IT will be her “extended family” Ann Robinson will miss the most, as she hands over the reins after more than 20 years at Morwell Neighbourhood House.
“It has been my second home and these people are part of my family,” Ms Robinson said on Friday, her last day as coordinator of the house.
“It is like an addiction being here, a good addiction.”
Her husband’s death, caused by kidney failure, left her widowed with five children at 29 years of age.
Loneliness and a desire to challenge herself, Ms Robsinson attended her first creative writing class at Morwell Neigbourhood House in 1986 once all of her children had started school.
“I was isolated and lonely, I didn’t know many people in Morwell, when I first moved here I didn’t have anybody,” Ms Robinson said.
“I didn’t know what to do with myself, going to the house was the best thing I ever did.

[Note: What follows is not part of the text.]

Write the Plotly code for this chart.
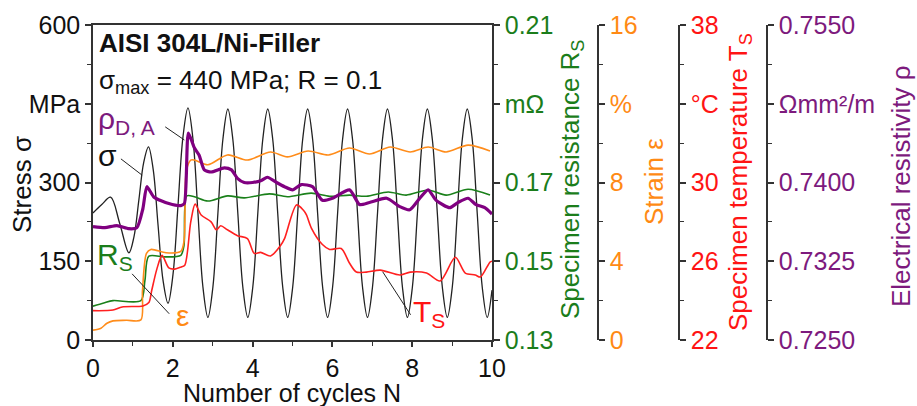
import plotly.graph_objects as go

# ---------------- data ----------------
stress_x = [0.00, 0.22, 0.44, 0.67, 0.90, 1.025, 1.15, 1.27, 1.39, 1.51, 1.63, 1.755, 1.88,
            2.005, 2.13, 2.255, 2.38, 2.505, 2.63, 2.755, 2.88,
            3.005, 3.13, 3.255, 3.38, 3.505, 3.63, 3.755, 3.88,
            4.005, 4.13, 4.255, 4.38, 4.505, 4.63, 4.755, 4.88,
            5.005, 5.13, 5.255, 5.38, 5.505, 5.63, 5.755, 5.88,
            6.005, 6.13, 6.255, 6.38, 6.505, 6.63, 6.755, 6.88,
            7.005, 7.13, 7.255, 7.38, 7.505, 7.63, 7.755, 7.88,
            8.005, 8.13, 8.255, 8.38, 8.505, 8.63, 8.755, 8.88,
            9.005, 9.13, 9.255, 9.38, 9.505, 9.63, 9.755, 9.88, 10.0]
stress_y = [242, 258, 272, 222, 166, 196, 267, 338, 368, 324, 219, 114, 70,
            125, 256, 387, 442, 383, 242, 101, 43,
            101, 241, 382, 440, 382, 241, 101, 43,
            101, 241, 382, 440, 382, 241, 101, 43,
            101, 241, 382, 440, 382, 241, 101, 43,
            101, 241, 382, 440, 382, 241, 101, 43,
            101, 241, 382, 440, 382, 241, 101, 43,
            101, 241, 382, 440, 382, 241, 101, 43,
            101, 241, 382, 440, 382, 241, 101, 43, 95]

rho_x = [0, 0.3, 0.6, 0.9, 1.1, 1.25, 1.35, 1.53, 1.9, 2.2, 2.29, 2.39, 2.54, 2.66, 2.79, 2.96,
         3.29, 3.47, 3.62, 3.79, 4.0, 4.22, 4.37, 4.6, 4.8, 5.0, 5.22, 5.5, 5.75, 6.0, 6.43,
         6.68, 6.93, 7.36, 7.69, 7.94, 8.19, 8.4, 8.6, 8.94, 9.15, 9.4, 9.6, 9.82, 10.0]
rho_y = [0.7358, 0.7357, 0.7359, 0.7356, 0.7357, 0.7375, 0.7396, 0.7386, 0.7380, 0.7378,
         0.7380, 0.7447, 0.7433, 0.7426, 0.7412, 0.7410, 0.7414, 0.7412, 0.7404, 0.7400,
         0.7400, 0.7402, 0.7405, 0.7400, 0.7396, 0.7393, 0.7398, 0.7396, 0.7383, 0.7385,
         0.7393, 0.7379, 0.7381, 0.7385, 0.7377, 0.7374, 0.7385, 0.7393, 0.7383, 0.7376,
         0.7381, 0.7385, 0.7379, 0.7376, 0.7370]

rs_x = [0, 0.27, 0.5, 1.2, 1.3, 1.4, 1.8, 2.2, 2.28, 2.35, 2.54, 2.88, 3.37, 3.79, 4.42,
        4.87, 5.47, 5.93, 6.43, 6.85, 7.4, 7.85, 8.4, 8.85, 9.4, 9.95]
rs_y = [0.1386, 0.1394, 0.1400, 0.1400, 0.1450, 0.1513, 0.1511, 0.1515, 0.1540, 0.1666,
        0.1664, 0.1653, 0.1666, 0.1661, 0.1671, 0.1664, 0.1673, 0.1665, 0.1668, 0.1665,
        0.1676, 0.1668, 0.1681, 0.1668, 0.1683, 0.1668]

eps_x = [0, 0.2, 0.35, 0.5, 0.84, 1.2, 1.24, 1.34, 1.45, 1.83, 2.2, 2.28, 2.34, 2.45, 2.54,
         2.88, 3.37, 3.87, 4.45, 4.87, 5.39, 5.9, 6.43, 6.93, 7.45, 7.95, 8.4, 8.85, 9.4, 9.95]
eps_y = [0.5, 0.6, 0.85, 0.97, 1.0, 1.02, 2.5, 4.4, 4.6, 4.43, 4.5, 5.0, 8.6, 9.14, 9.14,
         8.9, 9.4, 9.14, 9.55, 9.3, 9.6, 9.4, 9.75, 9.45, 9.8, 9.55, 9.8, 9.55, 9.9, 9.6]

ts_x = [0, 0.5, 0.73, 1.25, 1.4, 1.47, 1.6, 1.73, 1.9, 2.05, 2.2, 2.3, 2.45, 2.56, 2.71, 2.96,
        3.09, 3.2, 3.37, 3.62, 3.87, 4.04, 4.2, 4.45, 4.7, 4.8, 5.1, 5.27, 5.35, 5.47, 5.75,
        5.93, 6.22, 6.43, 6.6, 6.85, 7.2, 7.69, 7.95, 8.36, 8.7, 9.08, 9.33, 9.58, 9.71, 9.95, 10.0]
ts_y = [23.49, 23.52, 23.68, 23.73, 23.9, 24.5, 25.6, 26.3, 25.66, 25.6, 25.7, 25.8, 28.0,
        28.9, 28.35, 28.0, 27.6, 27.8, 27.6, 27.3, 27.15, 26.4, 26.45, 26.27, 26.8, 27.15,
        28.86, 28.6, 28.35, 27.7, 26.85, 26.6, 26.65, 25.9, 25.45, 25.45, 25.55, 25.3, 25.45,
        25.4, 25.0, 26.2, 25.4, 25.3, 25.2, 25.96, 26.0]

x_ticks = [0, 2, 4, 6, 8, 10]
s_ticks = [0, 150, 300, 450, 600]
s_text = ['0', '150', '300', 'MPa', '600']
rs_ticks = [0.13, 0.15, 0.17, 0.19, 0.21]
rs_text = ['0.13', '0.15', '0.17', 'mΩ', '0.21']
eps_ticks = [0, 4, 8, 12, 16]
eps_text = ['0', '4', '8', '%', '16']
ts_ticks = [22, 26, 30, 34, 38]
ts_text = ['22', '26', '30', '°C', '38']
rho_ticks = [0.7250, 0.7325, 0.7400, 0.7475, 0.7550]
rho_text = ['0.7250', '0.7325', '0.7400', 'Ωmm²/m', '0.7550']

# ---------------- styling ----------------
FONT = 'Liberation Sans, Arial, sans-serif'
C_BLACK = '#111111'
C_GREEN = '#1b7d1b'
C_ORANGE = '#ff8a14'
C_RED = '#ff1414'
C_PURPLE = '#7d1a7d'
AX = '#333333'
FS = 25

L, R, T, B = 93, 150, 25, 66
W, H = 917, 406
PW = W - L - R


def px_to_paper_x(px):
    return (px - L) / PW


x_end = px_to_paper_x(492)

fig = go.Figure()
fig.add_trace(go.Scatter(x=rho_x, y=rho_y, yaxis='y5', mode='lines',
                         line=dict(color='#800080', width=3.2, shape='spline', smoothing=0.6),
                         showlegend=False))
fig.add_trace(go.Scatter(x=rs_x, y=rs_y, yaxis='y2', mode='lines',
                         line=dict(color='#1a801a', width=1.6, shape='spline', smoothing=0.8),
                         showlegend=False))
fig.add_trace(go.Scatter(x=eps_x, y=eps_y, yaxis='y3', mode='lines',
                         line=dict(color='#ff8c1a', width=1.6, shape='spline', smoothing=0.8),
                         showlegend=False))
fig.add_trace(go.Scatter(x=ts_x, y=ts_y, yaxis='y4', mode='lines',
                         line=dict(color='#ff2020', width=1.6, shape='spline', smoothing=0.8),
                         showlegend=False))
fig.add_trace(go.Scatter(x=stress_x, y=stress_y, yaxis='y', mode='lines',
                         line=dict(color='#222222', width=1.3, shape='spline', smoothing=1.0),
                         showlegend=False))


def yax(rng, tv, tt, col, minor_vals, **kw):
    d = dict(range=rng, tickmode='array', tickvals=tv, ticktext=tt,
             showline=True, linecolor=AX, linewidth=1.5, ticks='outside', ticklen=6,
             tickwidth=1.5, tickcolor=AX, showgrid=False, zeroline=False,
             tickfont=dict(family=FONT, size=FS, color=col),
             minor=dict(tickvals=minor_vals, ticks='outside', ticklen=4, tickcolor=AX, tickwidth=1.2))
    d.update(kw)
    return d


fig.update_layout(
    width=W, height=H, margin=dict(l=L, r=R, t=T, b=B),
    paper_bgcolor='white', plot_bgcolor='white',
    xaxis=dict(domain=[0, x_end], range=[0, 10], tickvals=x_ticks, showline=True, mirror=True,
               linecolor=AX, linewidth=1.5, ticks='outside', ticklen=5, tickwidth=1.5,
               tickcolor=AX, showgrid=False, zeroline=False,
               tickfont=dict(family=FONT, size=FS, color=C_BLACK),
               minor=dict(tickvals=[1, 3, 5, 7, 9], ticks='outside', ticklen=4,
                          tickcolor=AX, tickwidth=1.2)),
    yaxis=yax([0, 600], s_ticks, s_text, C_BLACK, [75, 225, 375, 525]),
    yaxis2=yax([0.13, 0.21], rs_ticks, rs_text, C_GREEN, [0.14, 0.16, 0.18, 0.20],
               overlaying='y', side='right', anchor='x'),
    yaxis3=yax([0, 16], eps_ticks, eps_text, C_ORANGE, [2, 6, 10, 14],
               overlaying='y', side='right', anchor='free', position=px_to_paper_x(598)),
    yaxis4=yax([22, 38], ts_ticks, ts_text, C_RED, [24, 28, 32, 36],
               overlaying='y', side='right', anchor='free', position=px_to_paper_x(679)),
    yaxis5=yax([0.725, 0.755], rho_ticks, rho_text, C_PURPLE,
               [0.72875, 0.73625, 0.74375, 0.75125],
               overlaying='y', side='right', anchor='free', position=px_to_paper_x(767)),
)


def ypap(py):
    return (340 - py) / 315


ann = []
# axis titles
ann.append(dict(text='Stress σ', x=px_to_paper_x(22), y=ypap(185), textangle=-90,
                font=dict(color=C_BLACK)))
ann.append(dict(text='Number of cycles N', x=px_to_paper_x(292), y=ypap(409),
                yanchor='bottom', font=dict(color=C_BLACK, size=25)))
ann.append(dict(text='Specimen resistance R<sub>S</sub>', x=px_to_paper_x(571), y=ypap(180),
                textangle=-90, font=dict(color=C_GREEN)))
ann.append(dict(text='Strain ε', x=px_to_paper_x(654), y=ypap(182), textangle=-90,
                font=dict(color=C_ORANGE)))
ann.append(dict(text='Specimen temperature T<sub>S</sub>', x=px_to_paper_x(739), y=ypap(182),
                textangle=-90, font=dict(color=C_RED)))
ann.append(dict(text='Electrical resistivity ρ', x=px_to_paper_x(901), y=ypap(186),
                textangle=-90, font=dict(color=C_PURPLE)))
# headers inside plot
ann.append(dict(text='<b>AISI 304L/Ni-Filler</b>', x=px_to_paper_x(97), y=ypap(43),
                xanchor='left', font=dict(color=C_BLACK, size=26)))
ann.append(dict(text='σ<sub>max</sub> = 440 MPa; R = 0.1', x=px_to_paper_x(97), y=ypap(81),
                xanchor='left', font=dict(color=C_BLACK, size=26)))

for a in ann:
    a.setdefault('xref', 'paper')
    a.setdefault('yref', 'paper')
    a['showarrow'] = False
    a.setdefault('xanchor', 'center')
    a.setdefault('yanchor', 'middle')
    f = a['font']
    f.setdefault('size', 26)
    f['family'] = FONT

# curve labels (data coordinates)
labels = [
    dict(text='ρ<sub>D, A</sub>', x=0.08, y=418, color=C_PURPLE),
    dict(text='σ', x=0.08, y=352, color=C_BLACK),
    dict(text='R<sub>S</sub>', x=0.05, y=160, color=C_GREEN),
    dict(text='ε', x=2.02, y=46, color=C_ORANGE),
    dict(text='T<sub>S</sub>', x=7.96, y=50, color=C_RED),
]
for lb in labels:
    ann.append(dict(text=lb['text'], x=lb['x'], y=lb['y'], xref='x', yref='y',
                    showarrow=False, xanchor='left', yanchor='middle',
                    font=dict(family=FONT, size=30, color=lb['color'])))

fig.update_layout(annotations=ann)

# pointer lines (data coordinates)
pointer_x0 = [1.81, 0.70, 0.98, 7.26]
pointer_y0 = [406, 345, 126, 130]
pointer_x1 = [2.29, 1.23, 1.91, 7.96]
pointer_y1 = [381, 314, 50, 48]
for x0, y0, x1, y1 in zip(pointer_x0, pointer_y0, pointer_x1, pointer_y1):
    fig.add_shape(type='line', xref='x', yref='y', x0=x0, y0=y0, x1=x1, y1=y1,
                  line=dict(color='#222222', width=1))

fig.write_html('out.html')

“The concept of a neighbourhood house is brilliant; there are a lot of people like me who don’t have a support network and this is usually the first stop for assistance.”
After several years participating in writing classes at the house, an “inspirational” tutor encouraged Ms Robinson to strive to “do something with your life”, which, after initial hesitation, led her to apply for distance education in a Diploma of Welfare, at Monash University Gippsland. In 1992, Ms Robinson became coordinator of the house and said she witnessed the community change through trying times.
It was the situations out of Ms Robinson’s control which were her biggest challenges, including change of government and insecure funding commitments, which threatened the stability of the house, during her years as coordinator.
However, it was the determination of students and close family environment which cemented Ms Robinson’s long career at the house.
“We are still growing, we are still needed but there are a lot of success stories from this neighbourhood house,” she said.
“We start at the grassroots level, giving people confidence and the will to do something else.
“People think you can’t change your life, we show them how to and prove it everyday.”
One of her fondest memories during her time at the house was during the Bracks Government Neighbourhood Renewal Projects which began in 2002.
Ms Robinson said it was during the planning and development of the renewal project at the new Beattie Crescent location that the community-spirit at the centre proved a great success.
“People started taking pride in the area, once we started this project, everyone started forming groups and talking to each other as a community,” she said.
In 2005, the new centre opened, which Ms Robinson said caused “the whole area to change for the good”.
“You still have your transients and empty blocks, but the people themselves are more friendly and they talk to their neighbours,” she said.
“But it is that community spirit, that everyone wants to pitch in and help make a difference and we actually do.” With five children, 14 grandchildren and seven great-grandchildren, Ms Robinson said she now needed time for her family.
From today, newly appointed coordinator Tracie Lund will take over the legacy, and she has already had new enrolments, including Ms Robinson in three art classes.